[Exercise aim] Repeat exactly, and only, the lines from the one that contains "Reproduce this chart with Apache ECharts." to the one that contains "const AX = '#262626';", both ends included. Omit every picture.

[Data entries]
>> START

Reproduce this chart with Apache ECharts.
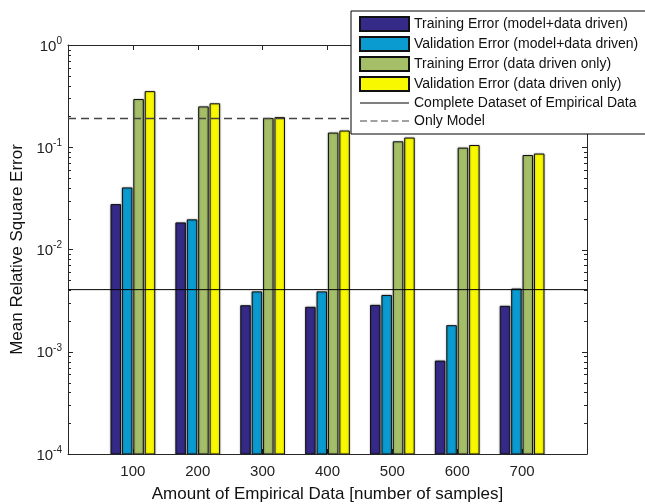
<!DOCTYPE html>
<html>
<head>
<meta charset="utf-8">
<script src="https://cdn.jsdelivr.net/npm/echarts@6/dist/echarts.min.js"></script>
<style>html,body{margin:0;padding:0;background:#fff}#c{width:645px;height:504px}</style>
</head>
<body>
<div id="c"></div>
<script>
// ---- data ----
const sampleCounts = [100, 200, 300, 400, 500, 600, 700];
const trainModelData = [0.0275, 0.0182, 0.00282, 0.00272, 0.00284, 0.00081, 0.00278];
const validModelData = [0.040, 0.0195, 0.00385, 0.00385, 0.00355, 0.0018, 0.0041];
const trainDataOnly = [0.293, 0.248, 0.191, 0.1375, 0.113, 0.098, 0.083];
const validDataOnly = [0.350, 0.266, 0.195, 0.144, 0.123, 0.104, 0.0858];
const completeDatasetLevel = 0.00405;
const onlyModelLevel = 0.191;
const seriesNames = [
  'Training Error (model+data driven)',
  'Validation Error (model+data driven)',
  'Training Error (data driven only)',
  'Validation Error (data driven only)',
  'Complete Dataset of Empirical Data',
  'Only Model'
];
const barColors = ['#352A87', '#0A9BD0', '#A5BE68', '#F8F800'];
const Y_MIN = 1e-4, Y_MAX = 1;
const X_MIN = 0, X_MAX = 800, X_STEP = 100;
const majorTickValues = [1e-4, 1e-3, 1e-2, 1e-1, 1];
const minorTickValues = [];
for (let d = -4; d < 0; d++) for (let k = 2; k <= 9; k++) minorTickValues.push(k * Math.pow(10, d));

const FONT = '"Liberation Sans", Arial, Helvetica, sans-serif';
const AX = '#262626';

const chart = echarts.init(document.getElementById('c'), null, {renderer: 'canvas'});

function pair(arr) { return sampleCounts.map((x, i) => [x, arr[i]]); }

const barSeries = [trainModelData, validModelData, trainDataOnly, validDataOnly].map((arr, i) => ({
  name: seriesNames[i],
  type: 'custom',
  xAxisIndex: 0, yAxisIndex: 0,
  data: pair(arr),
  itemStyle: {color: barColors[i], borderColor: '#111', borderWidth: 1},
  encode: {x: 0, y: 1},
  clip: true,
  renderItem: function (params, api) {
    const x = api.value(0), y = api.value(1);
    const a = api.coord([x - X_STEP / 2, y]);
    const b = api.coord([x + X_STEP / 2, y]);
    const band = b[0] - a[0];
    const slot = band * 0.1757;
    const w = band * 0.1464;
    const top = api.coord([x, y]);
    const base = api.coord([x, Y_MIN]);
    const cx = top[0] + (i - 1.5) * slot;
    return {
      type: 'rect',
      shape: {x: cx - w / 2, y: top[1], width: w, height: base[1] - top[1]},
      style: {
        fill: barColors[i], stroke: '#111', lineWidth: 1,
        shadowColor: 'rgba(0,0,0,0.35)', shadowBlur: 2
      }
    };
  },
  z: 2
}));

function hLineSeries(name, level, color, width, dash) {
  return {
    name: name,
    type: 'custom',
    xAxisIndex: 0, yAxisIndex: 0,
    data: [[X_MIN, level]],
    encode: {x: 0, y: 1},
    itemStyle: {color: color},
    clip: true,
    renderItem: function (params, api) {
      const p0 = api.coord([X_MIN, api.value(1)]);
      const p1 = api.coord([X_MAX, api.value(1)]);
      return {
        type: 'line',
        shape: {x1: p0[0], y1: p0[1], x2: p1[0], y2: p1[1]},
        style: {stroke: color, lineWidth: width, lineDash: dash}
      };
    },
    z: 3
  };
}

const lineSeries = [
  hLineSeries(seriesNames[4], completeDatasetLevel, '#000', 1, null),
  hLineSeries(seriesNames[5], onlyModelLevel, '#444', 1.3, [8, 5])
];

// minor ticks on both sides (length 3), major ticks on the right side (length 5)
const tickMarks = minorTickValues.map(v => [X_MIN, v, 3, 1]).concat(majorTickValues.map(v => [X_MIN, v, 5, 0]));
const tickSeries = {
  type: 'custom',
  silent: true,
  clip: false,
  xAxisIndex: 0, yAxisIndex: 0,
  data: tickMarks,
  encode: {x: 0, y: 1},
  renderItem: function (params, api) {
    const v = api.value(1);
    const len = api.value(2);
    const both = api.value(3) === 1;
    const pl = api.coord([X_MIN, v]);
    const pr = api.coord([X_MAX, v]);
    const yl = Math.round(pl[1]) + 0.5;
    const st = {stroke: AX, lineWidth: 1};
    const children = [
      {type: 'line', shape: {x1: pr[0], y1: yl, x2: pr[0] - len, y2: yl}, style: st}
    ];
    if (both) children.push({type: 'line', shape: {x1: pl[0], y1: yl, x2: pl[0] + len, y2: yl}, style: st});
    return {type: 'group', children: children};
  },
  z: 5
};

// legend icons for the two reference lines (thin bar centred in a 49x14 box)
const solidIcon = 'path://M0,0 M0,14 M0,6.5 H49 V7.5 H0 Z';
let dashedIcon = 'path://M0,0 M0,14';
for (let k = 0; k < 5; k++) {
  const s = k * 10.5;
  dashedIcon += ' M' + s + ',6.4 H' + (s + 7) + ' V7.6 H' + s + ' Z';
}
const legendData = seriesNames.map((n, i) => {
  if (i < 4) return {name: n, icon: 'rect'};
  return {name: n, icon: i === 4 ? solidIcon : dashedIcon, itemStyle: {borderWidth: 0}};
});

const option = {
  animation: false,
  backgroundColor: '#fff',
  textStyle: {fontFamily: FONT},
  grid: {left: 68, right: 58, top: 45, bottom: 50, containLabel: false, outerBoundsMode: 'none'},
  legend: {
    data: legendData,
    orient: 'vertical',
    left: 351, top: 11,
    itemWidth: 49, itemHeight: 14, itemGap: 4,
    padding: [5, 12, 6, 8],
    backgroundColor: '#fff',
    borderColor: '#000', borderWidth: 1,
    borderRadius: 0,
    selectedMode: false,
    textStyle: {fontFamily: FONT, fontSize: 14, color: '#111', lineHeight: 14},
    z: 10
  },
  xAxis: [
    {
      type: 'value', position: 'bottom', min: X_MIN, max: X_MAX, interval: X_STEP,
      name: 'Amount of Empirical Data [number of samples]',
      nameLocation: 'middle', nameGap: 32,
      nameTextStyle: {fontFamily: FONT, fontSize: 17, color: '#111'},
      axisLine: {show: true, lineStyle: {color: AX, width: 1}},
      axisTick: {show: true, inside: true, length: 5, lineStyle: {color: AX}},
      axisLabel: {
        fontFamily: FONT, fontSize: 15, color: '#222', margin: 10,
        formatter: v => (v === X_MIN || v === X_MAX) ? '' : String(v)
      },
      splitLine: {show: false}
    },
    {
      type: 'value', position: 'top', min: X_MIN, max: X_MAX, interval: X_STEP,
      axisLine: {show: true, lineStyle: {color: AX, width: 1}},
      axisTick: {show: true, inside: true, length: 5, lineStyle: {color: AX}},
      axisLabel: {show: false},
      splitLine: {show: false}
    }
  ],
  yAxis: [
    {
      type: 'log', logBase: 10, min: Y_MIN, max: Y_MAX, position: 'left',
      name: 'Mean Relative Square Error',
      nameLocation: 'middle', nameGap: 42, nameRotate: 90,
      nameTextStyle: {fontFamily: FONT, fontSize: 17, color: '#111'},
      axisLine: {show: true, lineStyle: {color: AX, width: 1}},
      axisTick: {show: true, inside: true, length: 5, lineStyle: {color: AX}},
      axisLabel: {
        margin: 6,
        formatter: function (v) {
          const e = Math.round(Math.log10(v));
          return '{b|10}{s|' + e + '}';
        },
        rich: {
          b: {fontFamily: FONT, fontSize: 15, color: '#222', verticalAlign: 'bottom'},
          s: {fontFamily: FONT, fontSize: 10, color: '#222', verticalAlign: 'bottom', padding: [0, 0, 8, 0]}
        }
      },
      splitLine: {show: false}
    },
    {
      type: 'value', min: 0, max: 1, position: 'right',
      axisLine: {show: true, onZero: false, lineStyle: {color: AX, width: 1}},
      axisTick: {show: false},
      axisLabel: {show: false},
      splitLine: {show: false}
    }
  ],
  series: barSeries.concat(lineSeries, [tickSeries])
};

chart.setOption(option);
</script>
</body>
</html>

>> END
>> START

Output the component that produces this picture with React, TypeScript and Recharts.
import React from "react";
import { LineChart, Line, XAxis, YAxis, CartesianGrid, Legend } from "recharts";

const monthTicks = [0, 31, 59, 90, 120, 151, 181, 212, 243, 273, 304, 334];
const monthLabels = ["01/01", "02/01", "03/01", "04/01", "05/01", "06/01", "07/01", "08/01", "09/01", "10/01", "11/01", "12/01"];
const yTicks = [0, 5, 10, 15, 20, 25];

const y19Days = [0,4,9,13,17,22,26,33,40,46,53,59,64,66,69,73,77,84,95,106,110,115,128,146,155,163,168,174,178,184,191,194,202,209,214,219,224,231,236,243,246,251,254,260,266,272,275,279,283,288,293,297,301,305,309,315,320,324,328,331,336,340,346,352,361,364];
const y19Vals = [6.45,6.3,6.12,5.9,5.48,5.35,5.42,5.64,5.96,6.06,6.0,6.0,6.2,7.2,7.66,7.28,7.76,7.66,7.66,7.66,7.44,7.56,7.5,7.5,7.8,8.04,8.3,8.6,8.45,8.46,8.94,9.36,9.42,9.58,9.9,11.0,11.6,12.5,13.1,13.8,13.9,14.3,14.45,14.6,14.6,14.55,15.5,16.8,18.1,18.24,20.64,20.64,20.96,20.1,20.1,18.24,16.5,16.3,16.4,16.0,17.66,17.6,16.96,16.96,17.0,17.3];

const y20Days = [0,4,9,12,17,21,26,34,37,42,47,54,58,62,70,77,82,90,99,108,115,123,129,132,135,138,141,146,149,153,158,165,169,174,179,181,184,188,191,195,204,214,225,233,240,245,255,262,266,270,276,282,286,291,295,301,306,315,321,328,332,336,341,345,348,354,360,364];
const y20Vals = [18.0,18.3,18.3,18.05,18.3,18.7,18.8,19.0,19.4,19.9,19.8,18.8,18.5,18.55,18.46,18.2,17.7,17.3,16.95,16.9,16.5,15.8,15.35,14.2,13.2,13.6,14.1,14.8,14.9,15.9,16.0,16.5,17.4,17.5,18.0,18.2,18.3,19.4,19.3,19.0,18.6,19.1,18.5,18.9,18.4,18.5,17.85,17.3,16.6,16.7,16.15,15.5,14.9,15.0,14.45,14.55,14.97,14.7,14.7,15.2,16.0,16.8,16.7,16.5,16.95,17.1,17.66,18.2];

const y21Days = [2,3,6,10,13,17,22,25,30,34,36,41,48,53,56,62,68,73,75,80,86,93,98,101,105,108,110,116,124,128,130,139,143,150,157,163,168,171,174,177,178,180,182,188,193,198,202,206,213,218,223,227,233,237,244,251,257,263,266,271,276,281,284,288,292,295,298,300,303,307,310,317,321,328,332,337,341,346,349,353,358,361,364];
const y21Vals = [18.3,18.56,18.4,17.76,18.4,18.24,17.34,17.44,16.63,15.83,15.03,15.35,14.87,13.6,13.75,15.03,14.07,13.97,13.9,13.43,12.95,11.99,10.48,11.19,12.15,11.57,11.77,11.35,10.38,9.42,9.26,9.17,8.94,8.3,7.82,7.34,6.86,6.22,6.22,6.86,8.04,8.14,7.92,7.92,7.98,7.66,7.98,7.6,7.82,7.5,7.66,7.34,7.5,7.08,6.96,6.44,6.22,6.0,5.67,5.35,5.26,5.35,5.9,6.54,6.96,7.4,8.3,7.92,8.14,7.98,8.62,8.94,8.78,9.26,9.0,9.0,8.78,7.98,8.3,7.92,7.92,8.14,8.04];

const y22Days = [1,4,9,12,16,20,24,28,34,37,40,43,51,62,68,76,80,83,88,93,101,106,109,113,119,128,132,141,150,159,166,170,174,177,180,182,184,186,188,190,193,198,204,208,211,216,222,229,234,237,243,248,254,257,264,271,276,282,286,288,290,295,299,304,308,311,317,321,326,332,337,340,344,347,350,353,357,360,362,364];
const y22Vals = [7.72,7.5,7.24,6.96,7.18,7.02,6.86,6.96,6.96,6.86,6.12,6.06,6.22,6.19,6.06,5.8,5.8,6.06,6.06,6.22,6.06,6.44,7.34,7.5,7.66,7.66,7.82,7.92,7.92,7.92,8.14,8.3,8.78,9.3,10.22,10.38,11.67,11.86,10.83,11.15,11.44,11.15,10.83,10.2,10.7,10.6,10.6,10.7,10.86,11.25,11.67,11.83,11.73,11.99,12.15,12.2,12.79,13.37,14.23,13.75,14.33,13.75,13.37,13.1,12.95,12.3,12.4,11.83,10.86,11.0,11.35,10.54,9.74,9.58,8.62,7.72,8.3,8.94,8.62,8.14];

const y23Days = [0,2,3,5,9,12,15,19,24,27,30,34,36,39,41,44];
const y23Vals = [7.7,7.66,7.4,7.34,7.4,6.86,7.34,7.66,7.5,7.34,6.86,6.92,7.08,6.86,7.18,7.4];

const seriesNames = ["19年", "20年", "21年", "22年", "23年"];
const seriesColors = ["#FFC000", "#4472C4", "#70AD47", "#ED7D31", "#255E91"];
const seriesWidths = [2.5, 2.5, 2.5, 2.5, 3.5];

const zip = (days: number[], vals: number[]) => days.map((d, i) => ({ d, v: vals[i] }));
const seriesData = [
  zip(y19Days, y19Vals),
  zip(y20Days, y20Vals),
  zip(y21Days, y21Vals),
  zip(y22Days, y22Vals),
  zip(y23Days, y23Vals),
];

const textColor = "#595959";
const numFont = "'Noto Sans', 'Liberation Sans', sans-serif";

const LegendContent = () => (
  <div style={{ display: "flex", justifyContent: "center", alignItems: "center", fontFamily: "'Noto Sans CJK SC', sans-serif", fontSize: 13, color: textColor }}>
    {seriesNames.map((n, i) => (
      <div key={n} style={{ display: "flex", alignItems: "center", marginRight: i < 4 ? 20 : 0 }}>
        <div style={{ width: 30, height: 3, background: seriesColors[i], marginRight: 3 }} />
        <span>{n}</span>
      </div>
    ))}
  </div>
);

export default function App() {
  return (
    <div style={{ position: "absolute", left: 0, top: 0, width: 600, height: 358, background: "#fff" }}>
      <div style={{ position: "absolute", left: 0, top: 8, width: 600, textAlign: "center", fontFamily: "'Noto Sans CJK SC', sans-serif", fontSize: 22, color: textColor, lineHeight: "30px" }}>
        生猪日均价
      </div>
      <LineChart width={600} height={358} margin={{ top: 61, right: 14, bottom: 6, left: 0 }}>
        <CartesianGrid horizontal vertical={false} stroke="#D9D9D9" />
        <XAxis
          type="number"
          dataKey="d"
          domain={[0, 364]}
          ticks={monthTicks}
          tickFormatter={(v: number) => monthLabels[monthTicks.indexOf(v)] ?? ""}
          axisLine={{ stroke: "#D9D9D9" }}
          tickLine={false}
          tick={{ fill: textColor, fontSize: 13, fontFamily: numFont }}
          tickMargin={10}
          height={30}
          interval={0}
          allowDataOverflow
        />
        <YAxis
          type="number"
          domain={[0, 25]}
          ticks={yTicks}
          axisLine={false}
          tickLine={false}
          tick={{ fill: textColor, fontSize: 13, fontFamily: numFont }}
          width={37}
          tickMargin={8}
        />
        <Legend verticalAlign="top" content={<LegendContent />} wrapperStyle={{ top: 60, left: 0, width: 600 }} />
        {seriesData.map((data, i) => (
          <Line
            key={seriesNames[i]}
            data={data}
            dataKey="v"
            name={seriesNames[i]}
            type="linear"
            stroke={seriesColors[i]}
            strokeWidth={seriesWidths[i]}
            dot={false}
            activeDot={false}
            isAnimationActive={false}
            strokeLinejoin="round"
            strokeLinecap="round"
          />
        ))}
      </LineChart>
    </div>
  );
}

>> END

[Answer to this exercise]
Reproduce this chart with Apache ECharts.
<!DOCTYPE html>
<html>
<head>
<meta charset="utf-8">
<script src="https://cdn.jsdelivr.net/npm/echarts@6/dist/echarts.min.js"></script>
<style>html,body{margin:0;padding:0;background:#fff}#c{width:645px;height:504px}</style>
</head>
<body>
<div id="c"></div>
<script>
// ---- data ----
const sampleCounts = [100, 200, 300, 400, 500, 600, 700];
const trainModelData = [0.0275, 0.0182, 0.00282, 0.00272, 0.00284, 0.00081, 0.00278];
const validModelData = [0.040, 0.0195, 0.00385, 0.00385, 0.00355, 0.0018, 0.0041];
const trainDataOnly = [0.293, 0.248, 0.191, 0.1375, 0.113, 0.098, 0.083];
const validDataOnly = [0.350, 0.266, 0.195, 0.144, 0.123, 0.104, 0.0858];
const completeDatasetLevel = 0.00405;
const onlyModelLevel = 0.191;
const seriesNames = [
  'Training Error (model+data driven)',
  'Validation Error (model+data driven)',
  'Training Error (data driven only)',
  'Validation Error (data driven only)',
  'Complete Dataset of Empirical Data',
  'Only Model'
];
const barColors = ['#352A87', '#0A9BD0', '#A5BE68', '#F8F800'];
const Y_MIN = 1e-4, Y_MAX = 1;
const X_MIN = 0, X_MAX = 800, X_STEP = 100;
const majorTickValues = [1e-4, 1e-3, 1e-2, 1e-1, 1];
const minorTickValues = [];
for (let d = -4; d < 0; d++) for (let k = 2; k <= 9; k++) minorTickValues.push(k * Math.pow(10, d));

const FONT = '"Liberation Sans", Arial, Helvetica, sans-serif';
const AX = '#262626';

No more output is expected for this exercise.